OK. Say, for example, you’re cosplaying a character with crazy-ass, nearly spherical sleeves because you apparently hate yourself:

Or maybe you just want your puffy sleeves to easily stay poofy. Either way. Here are some tricks to maximize your cartoon poof:

  • Interface your sleeves. Fuse a nice medium-heavy interfacing to the wrong side of your sleeve pieces. This will make it harder for the fabric to wrinkle. I didn’t do this for my taffeta sleeves because it’s a stiff enough fabric as it is, and I was worried that gathering it would be even MORE of a pain.

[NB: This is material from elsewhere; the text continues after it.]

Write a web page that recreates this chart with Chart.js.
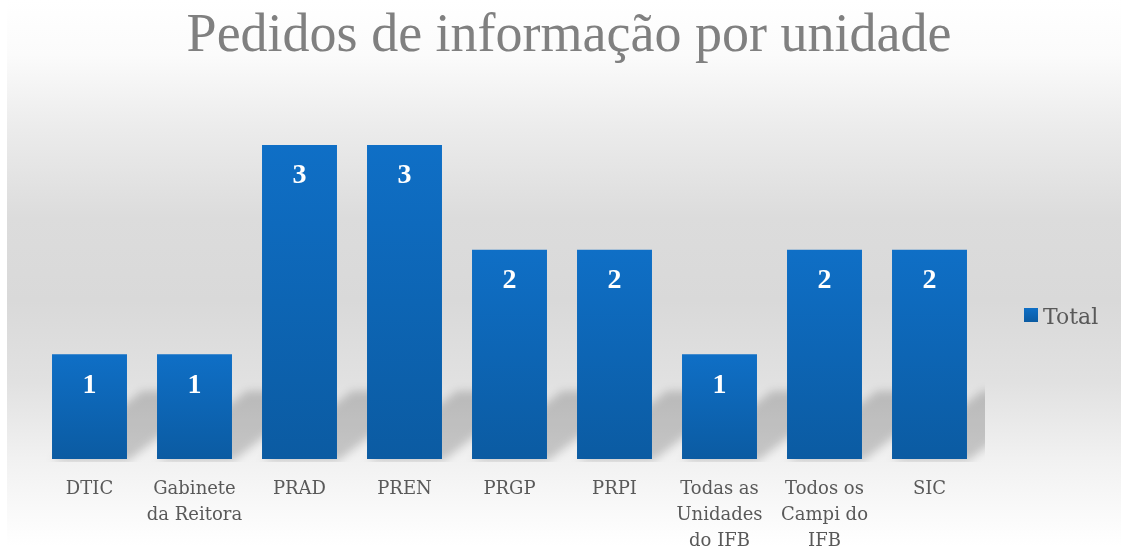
<!DOCTYPE html>
<html>
<head>
<meta charset="utf-8">
<script src="https://cdn.jsdelivr.net/npm/chart.js@4.4.1/dist/chart.umd.min.js"></script>
<style>
  html, body { margin: 0; padding: 0; background: #ffffff; }
  #wrap { width: 1121px; height: 546px; }
</style>
</head>
<body>
<div id="wrap"><canvas id="chart" width="1121" height="546"></canvas></div>
<script>
const categories = [
    'DTIC',
    ['Gabinete', 'da Reitora'],
    'PRAD',
    'PREN',
    'PRGP',
    'PRPI',
    ['Todas as', 'Unidades', 'do IFB'],
    ['Todos os', 'Campi do', 'IFB'],
    'SIC'
];
const totals = [1, 1, 3, 3, 2, 2, 1, 2, 2];
const seriesName = 'Total';
const titleText = 'Pedidos de informação por unidade';

function barGradient(ctx, top, bottom) {
    const g = ctx.createLinearGradient(0, top, 0, bottom);
    g.addColorStop(0, '#0f6fc6');
    g.addColorStop(1, '#0b5ba2');
    return g;
}

// page background
const backdrop = {
    id: 'backdrop',
    beforeDraw(chart) {
        const ctx = chart.ctx;
        const h = chart.height;
        ctx.save();
        ctx.fillStyle = '#ffffff';
        ctx.fillRect(0, 0, chart.width, h);
        const g = ctx.createLinearGradient(0, 0, 0, h);
        g.addColorStop(0, '#ffffff');
        g.addColorStop(0.1, '#fbfbfb');
        g.addColorStop(0.24, '#ebebeb');
        g.addColorStop(0.4, '#dcdcdc');
        g.addColorStop(0.55, '#d9d9d9');
        g.addColorStop(0.7, '#e1e1e1');
        g.addColorStop(0.84, '#f1f1f1');
        g.addColorStop(1, '#ffffff');
        ctx.fillStyle = g;
        ctx.fillRect(7, 0, chart.width - 7, h);
        ctx.restore();
    }
};

// soft shadows cast back and to the right of each bar
const floorShadow = {
    id: 'floorShadow',
    beforeDatasetsDraw(chart) {
        const ctx = chart.ctx;
        const a = chart.chartArea;
        const meta = chart.getDatasetMeta(0);
        ctx.save();
        ctx.beginPath();
        ctx.rect(a.left, a.top, a.right + 3 - a.left, a.bottom + 3 - a.top);
        ctx.clip();
        ctx.filter = 'blur(4px)';
        ctx.fillStyle = 'rgba(0,0,0,0.18)';
        meta.data.forEach((bar) => {
            const l = bar.x - bar.width / 2;
            const r = bar.x + bar.width / 2;
            const b = bar.base;
            ctx.beginPath();
            ctx.moveTo(l, b + 2);
            ctx.lineTo(r + 1, b + 2);
            ctx.lineTo(r + 90, b - 68);
            ctx.lineTo(l + 90, b - 68);
            ctx.closePath();
            ctx.fill();
        });
        ctx.restore();
    }
};

// white value labels inside bars
const valueLabels = {
    id: 'valueLabels',
    afterDatasetsDraw(chart) {
        const ctx = chart.ctx;
        const meta = chart.getDatasetMeta(0);
        ctx.save();
        ctx.fillStyle = '#ffffff';
        ctx.font = 'bold 28px "Liberation Serif", serif';
        ctx.textAlign = 'center';
        ctx.textBaseline = 'middle';
        meta.data.forEach((bar, i) => {
            ctx.fillText(String(totals[i]), bar.x, bar.y + 31);
        });
        ctx.restore();
    }
};

// legend on the right
const sideLegend = {
    id: 'sideLegend',
    afterDraw(chart) {
        const ctx = chart.ctx;
        const x = 1024, y = 308;
        ctx.save();
        ctx.fillStyle = barGradient(ctx, y, y + 14);
        ctx.fillRect(x, y, 14, 14);
        ctx.fillStyle = '#595959';
        ctx.font = '22px "DejaVu Serif", serif';
        ctx.textAlign = 'left';
        ctx.textBaseline = 'alphabetic';
        ctx.fillText(seriesName, x + 19, y + 16);
        ctx.restore();
    }
};

new Chart(document.getElementById('chart'), {
    type: 'bar',
    data: {
        labels: categories,
        datasets: [{
            label: seriesName,
            data: totals,
            borderWidth: 0,
            backgroundColor: (context) => {
                const chart = context.chart;
                if (!chart.chartArea || context.type !== 'data') return '#0e66b6';
                const yScale = chart.scales.y;
                const top = yScale.getPixelForValue(context.parsed.y);
                const bottom = yScale.getPixelForValue(0);
                return barGradient(chart.ctx, top, bottom);
            },
            barPercentage: 0.714,
            categoryPercentage: 1.0,
        }]
    },
    options: {
        responsive: false,
        animation: false,
        layout: {
            padding: { left: 37, right: 20, top: 0, bottom: 0 }
        },
        plugins: {
            title: {
                display: true,
                text: titleText,
                color: '#808080',
                font: { family: '"Liberation Serif", serif', size: 54, weight: 'normal' },
                padding: { top: 4, bottom: 24 },
            },
            legend: {
                display: false
            },
            tooltip: { enabled: false },
        },
        scales: {
            x: {
                grid: { display: false },
                border: { display: false },
                ticks: {
                    color: '#595959',
                    font: { family: '"DejaVu Serif", serif', size: 18, lineHeight: 1.42 },
                    padding: 10,
                    maxRotation: 0,
                    autoSkip: false,
                },
                afterFit(scale) {
                    scale.height = 87;
                }
            },
            y: {
                position: 'right',
                min: 0,
                max: 3.5,
                grid: { display: false },
                border: { display: false },
                ticks: { display: false },
                // room for the legend beside the plot
                afterFit(scale) {
                    scale.width = 119;
                }
            }
        }
    },
    plugins: [backdrop, floorShadow, valueLabels, sideLegend]
});
</script>
</body>
</html>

But for a lighter-weight fabric, it’s necessary.

  • Gather a few layers of tulle along with the sleeve. Stiff tulle is better, but soft tulle will work too if you add more layers. Like this:


  • Stuff your sleeves. Start by cutting a smaller, closer-fitting sleeve lining, either by using the original sleeve pattern off of which you based your puff sleeve or by slashing and overlapping your puff sleeve pattern:


    By making your lining sleeve 2-3” shorter, this will force the outer sleeve to puff out a little more. This is pretty much necessary if you want a spherical sleeve.

    Sew each sleeve up separately. Gather your outer sleeve and ease your inner sleeve as before. Match the sleeve seams and center shoulder seam notches. Sew up the lower sleeve hem/band only. THEN, you are going to add stuffing in between the outer and inner sleeves like so:



    You can use batting for a more dramatic, cartoony look, or you can do what I did and stuff all the rest of the tulle scraps in there. Hell, put scrap fabric in there. Anything to fill it out. Finally, line up the inner and outer sleeves, baste them together (closing up the hole), and then sew the entire thing onto your armhole as before.

Voilà! You now have a STUPIDLY PUFFY SLEEVE:

I stuffed these fairly lightly since I liked a little bit of natural movement with my sleeve, but I could’ve gone even further if I wanted to. It’s up to you! 

As always, please feel free to ask me any questions you might have or add any tips you’ve accumulated while making your own puff sleeves! Happy sewing!